Album Review: Jason Mraz's 'Love is a Four Letter Word'
We’ll have whatever Jason Mraz is smoking, please. On “Love Is A Four Letter Word,” out today, Mraz is at his hippie-dippiest, peace-loving, live-in-the-now best. If you thought he was mellow before, just wait until you check out the new material. Throughout the album’s 12 songs, he explores love in all its forms and it’s safe to say, he’s for it.
In these troubled times, Mraz is here to tell us that everything is just as it should be, right here and right now. It’s Up With People set to a slight reggae beat. If such affirmations were used sparingly, it would be fine, but “Love” drowns in them so aggressively that it feels like the album should come complete with rainbows, unicorns, fluffy puppies, and tweeting love birds.

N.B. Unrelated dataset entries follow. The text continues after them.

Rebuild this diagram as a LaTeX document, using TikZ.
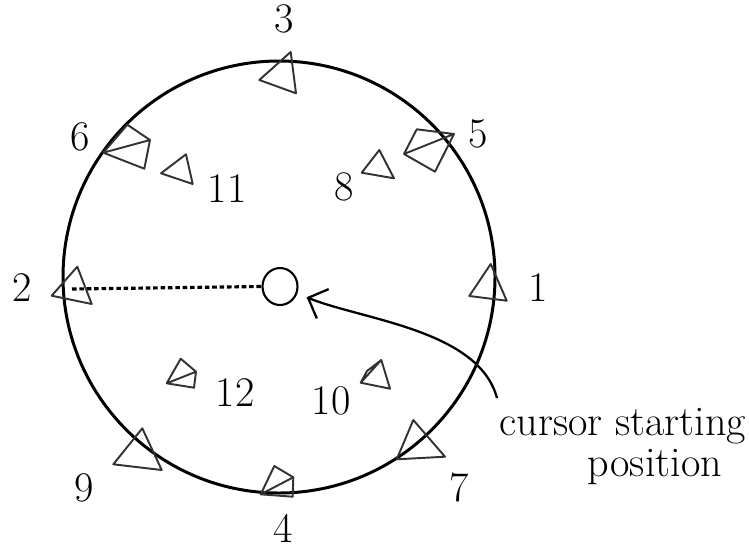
\documentclass[tikz,border=0pt]{standalone}
\usepackage{fontspec}
\usepackage{tikz}
\usetikzlibrary{arrows.meta,shapes.geometric}

\begin{document}
\begin{tikzpicture}[x=0.02cm, y=-0.02cm, >={Straight Barb[length=9pt,width=18pt]},
    every node/.style={font=\fontsize{24}{28}\selectfont, inner sep=1pt},
    tri/.style={line width=1.1pt, black!80, line join=round}]
    \useasboundingbox (0,0) rectangle (749,548);
    % Big circle
    \draw[line width=1.7pt] (279,277) circle (216);
    % Cursor start
    \node[draw, ellipse, line width=1.2pt, minimum width=35*0.02cm, minimum height=37*0.02cm, inner sep=0pt] (O) at (280,286.5) {};
    \coordinate (d2) at (72,289);
    \draw[line width=1.8pt, dash pattern=on 2.6pt off 1.6pt] (d2) -- (O.west);
    % Targets
    \draw[tri] (290.7,52) -- (259.3,80) -- (296,93.3) -- cycle; % 3
    \draw[tri] (103.3,152.7) -- (127.3,124.7) -- (150,140) -- (144.3,168.7) -- cycle
        (103.3,152.7) -- (150,140); % 6
    \draw[tri] (186,154.3) -- (161,173.3) -- (192.7,184) -- cycle; % 11
    \draw[tri] (379.3,150) -- (361.7,172.7) -- (394,178.3) -- cycle; % 8
    \draw[tri] (404,154) -- (416.7,129.3) -- (454,134) -- (435,171.7) -- cycle
        (404,154) -- (454,134); % 5
    \draw[tri] (77.3,266.7) -- (51.7,295.7) -- (91.7,304) -- cycle; % 2
    \draw[tri] (490.7,264) -- (469.3,296) -- (506.7,300.7) -- cycle; % 1
    \draw[tri] (166.7,383.3) -- (180.7,358.7) -- (196,371.7) -- (194,387.7) -- cycle
        (166.7,383.3) -- (196,371.7); % 12
    \draw[tri] (381.3,360) -- (360.7,382.7) -- (390,388.7) -- cycle
        (381.3,360) -- (367,371) -- (360.7,382.7); % 10
    \draw[tri] (142.3,428.3) -- (113.3,464.3) -- (161.7,470) -- cycle; % 9
    \draw[tri] (413.3,420) -- (396.7,459.3) -- (445,456.7) -- cycle; % 7
    \draw[tri] (260.7,494.3) -- (274.3,466) -- (293.3,477.3) -- (292.7,496.7) -- cycle
        (260.7,494.3) -- (293.3,477.3); % 4
    % Labels
    \node (l1) at (538,288) {1};
    \node (l2) at (22,288) {2};
    \node (l3) at (284,19) {3};
    \node (l4) at (283,528) {4};
    \node (l5) at (478,134) {5};
    \node (l6) at (80,137) {6};
    \node (l7) at (459,488) {7};
    \node (l8) at (344,187) {8};
    \node (l9) at (84,488) {9};
    \node (l10) at (331,401) {10};
    \node (l11) at (227,189) {11};
    \node (l12) at (235,393) {12};
    \node (cur) at (623,426) {cursor starting};
    \node (pos) at (655,467) {position};
    % Arrow
    \coordinate (tail) at (497,398);
    \draw[->, line width=1.3pt, shorten >=10*0.02cm] (tail) to[out=105, in=-22, looseness=0.8] (O);
\end{tikzpicture}
\end{document}
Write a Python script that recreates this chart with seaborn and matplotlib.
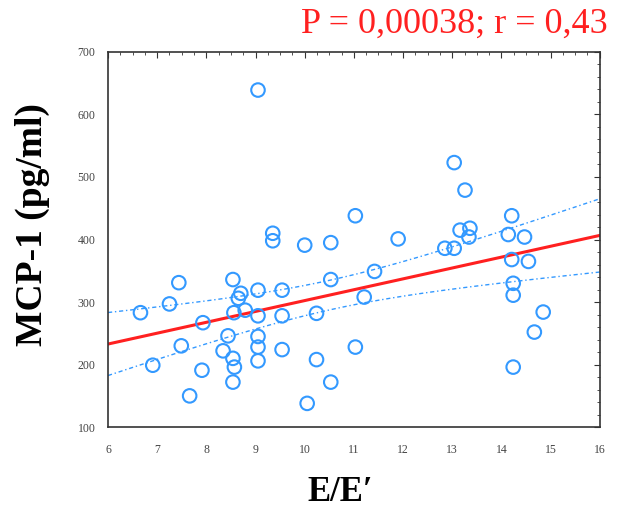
import numpy as np
import pandas as pd
import seaborn as sns
import matplotlib.pyplot as plt
from matplotlib.ticker import MultipleLocator

# values
ee = [6.66, 6.91, 7.25, 7.44, 7.49, 7.66, 7.91, 7.93, 8.34, 8.44,
      8.54, 8.56, 8.54, 8.57, 8.54, 8.65, 8.70, 8.79, 9.05, 9.05,
      9.05, 9.05, 9.05, 9.05, 9.35, 9.35, 9.54, 9.54, 9.54, 10.0,
      10.05, 10.24, 10.24, 10.53, 10.53, 10.53, 11.03, 11.03, 11.21, 11.42,
      11.9, 12.85, 13.04, 13.04, 13.26, 13.16, 13.36, 13.34, 14.14, 14.21,
      14.47, 14.21, 14.55, 14.24, 14.24, 14.85, 14.67, 14.24]
mcp1 = [283, 199, 297, 331, 230, 150, 191, 267, 222, 246,
        336, 283, 210, 196, 172, 306, 314, 287, 639, 319,
        278, 245, 228, 206, 410, 398, 319, 278, 224, 391,
        138, 282, 208, 395, 336, 172, 438, 228, 308, 349,
        401, 386, 386, 523, 479, 415, 418, 404, 408, 438,
        404, 368, 365, 330, 311, 284, 252, 196]
title_txt = "P = 0,00038; r = 0,43"

df = pd.DataFrame({"ee": ee, "mcp": mcp1})

sns.set_style("white")
plt.rcParams['font.family'] = ['Liberation Serif', 'DejaVu Serif']

fig = plt.figure(figsize=(6.28, 5.19), dpi=100)
ax = fig.add_axes([0.172, 0.177, 0.783, 0.723])
ax.set_xlim(6, 16)
ax.set_ylim(100, 700)

blue = "#3399ff"
sns.scatterplot(data=df, x="ee", y="mcp", ax=ax, s=95, marker="o",
                facecolors="none", edgecolor=blue, linewidth=1.5, zorder=3)
sns.regplot(data=df, x="ee", y="mcp", ax=ax, scatter=False, ci=None,
            truncate=False, line_kws=dict(color="#ff2020", lw=2.2))

# 95% confidence band of the fit, drawn as dotted lines
x = np.array(ee, dtype=float)
y = np.array(mcp1, dtype=float)
n = len(x)
b, a = np.polyfit(x, y, 1)
resid = y - (a + b * x)
s = np.sqrt(np.sum(resid ** 2) / (n - 2))
xs = np.linspace(6, 16, 100)
se = s * np.sqrt(1 / n + (xs - x.mean()) ** 2 / np.sum((x - x.mean()) ** 2))
yf = a + b * xs
ax.plot(xs, yf + 2.0 * se, color=blue, lw=1, ls=(0, (3, 2, 1, 2)))
ax.plot(xs, yf - 2.0 * se, color=blue, lw=1, ls=(0, (3, 2, 1, 2)))

ax.set_xlim(6, 16)
ax.set_ylim(100, 700)
ax.xaxis.set_major_locator(MultipleLocator(1))
ax.xaxis.set_minor_locator(MultipleLocator(0.25))
ax.yaxis.set_major_locator(MultipleLocator(100))
ax.yaxis.set_minor_locator(MultipleLocator(20))
ax.tick_params(which="both", direction="in", top=True, right=True,
               colors="#333333", labelsize=8.5, labelcolor="#444444")
ax.tick_params(which="major", length=4)
ax.tick_params(which="minor", length=2.5)
ax.tick_params(axis="x", pad=12)
ax.tick_params(axis="y", pad=9)
for sp in ax.spines.values():
    sp.set_color("#333333")
    sp.set_linewidth(1.2)

ax.set_xlabel("E/E\u2032", fontsize=25, fontweight="bold", color="black")
ax.set_ylabel("MCP-1 (pg/ml)", fontsize=27, fontweight="bold", color="black")
ax.xaxis.set_label_coords(0.472, -0.13)
ax.yaxis.set_label_coords(-0.118, 0.541)
fig.text(0.967, 0.954, title_txt, color="#ff2020", fontsize=26,
         ha="right", va="center")

fig.savefig("out.png", dpi=100)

Cynics need not apply, but they will have long checked out by the time he gets around to the group sing on “Everything is Sound,” which features such lyrics as “let’s sing to be happy/to feel things/to communicate/to be heard/sing out to protest/to project/and to harmonize with birds.” Yes, I heard it the first time on “Free To Be You And Me” when I was growing up.
Musically, Mraz is to be commended for stretching out here beyond conventional pop rhythms. On “The Freedom Song” (the one song on the album not written by Mraz) he bolsters the joyous message with horns and a percolating drums. But the free-floating, jazzy “5/6” gets weighed down by the pop psychology lyrics: “Don’t dress up your children like dolls from your past/they’ll run from you madly/they’ll never look back/and when they grow older/they’ll do just the same/the world’s a reflection of how children play.” Come again?
On the gently swaying, “Living In the Moment,” Mraz is so laid-back, he’s horizontal. “I let my past go past/and now I’m having more fun/I’m letting go of the thoughts that do not make me strong/and I believe this way can feel the same for everyone.” It’s a little like a musical version of one of those Wayne Dyer self-help/awareness programs that runs incessantly during PBS pledge drives.
When Mraz dials back the platitudes just a little bit, something quite enjoyable emerges, such as on “93 Million Miles,” where he reminds the listener that he/she can always come back home. It’s a lilting, lovely tune. Same with “Frank D. Fixer,” about Mraz’s grandfather, who “grew his own food and he could fix his own car/I watched it all happen in my backyard.” Set to a John Mayer-type mid-tempo shuffle, it’s the album’s strongest track and one that, while looking to the positive, doesn’t seem like it came straight out of an awareness training seminar...until he starting singing about the plight of the family farm. First single, “I Won’t Give Up,” has a pleasant persuasiveness.
Mraz is someone who has always looked on the bright side of life and his music has reflected this optimistic world view. Often, it’s been to great effect, as on the irrepressible “The Remedy” or the ubiquitous “I’m Yours.” He sounds great here and the music is lilting, but he too often drowns in his own well-intentioned message.